Shy is the story of one night in the life of a troubled teenager, who escapes from Last Chance, a home for ‘very disturbed young men’, drawn away from the old listed buildings into the fields and woods beyond to a small lake. The novel begins in a page of short one-sentences:

The rucksack is shockingly heavy.

It’s 3.13 a.m..

It’s a full bag of rocks, of course it’s heavy.

From the very first words, we’re triggered with the possibility of what Shy is planning to do. It’s a good thing that this novella is a mere 122 pages, full of wide-spaced paragraphs and vignettes, for there was no way I was going to put this book down until I’d found out what happens.

There are several different voices, told in different font styles and alignment. The core one is the basic narrative, encompassing Shy’s own voice, both internal and external with speech in italics; there’s another in a bold inset font for his friends and enemies, teachers and psychologists; there are quotes from school reports etc in inset normal italics, then there are right-justified quotes from another narrator (possibly in Shy’s head, as are all the other voices) as if for a school website/film, but not really…

‘This is Shy. He’s usually to be found here, in the snug, with his headphones on, chatting to himself.
He’s asked not to be filmed. But say hello,
will you, Shy?’

There’s an irony there, as if someone has not given permission to be filmed, professional staff would never violate that. It makes him sound like a cat up for adoption on a website or something! All the inserts in this particular voice are dead-pan and full of cynicism.
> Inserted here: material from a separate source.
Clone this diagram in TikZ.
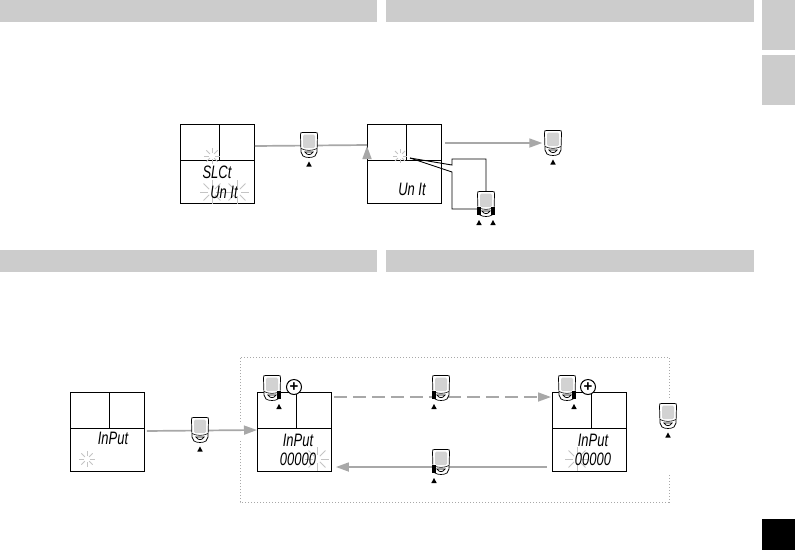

In Shy’s backstory, generally told in longer sections, he is at the age of experimentation with sex and drugs, speaking in really bad language, rejecting his mum and stepfather – the former still loves him, the latter tries, but protects his mum. He is making the bad, angry choices that will get him excluded from school and ending up at Last Chance.

With the different voices, you might expect comparisons with Lanny, but that would be to miss the point. Lanny was a choral novel, whereas Shy is everything in this book, and we’re invested in him completely from the beginning. The prose is tough yet tender, visceral and anatomical in its detail yet haunting as Shy reaches a climactic point in his life, a coming-of-age moment that could result in tragedy or finding a new reality to believe in.

All along I couldn’t help thinking of comparisons with Anthony Burgess’s Alex from A Clockwork Orange reviewed here – another troubled teen, although Burgess’s treatment for Alex is rather different to the Last Chance school, however, there is a coming of age moment for Alex too.

Shy is another dazzlingly inventive and touching novella from Porter, different again to his previous ones, and totally unputdownable.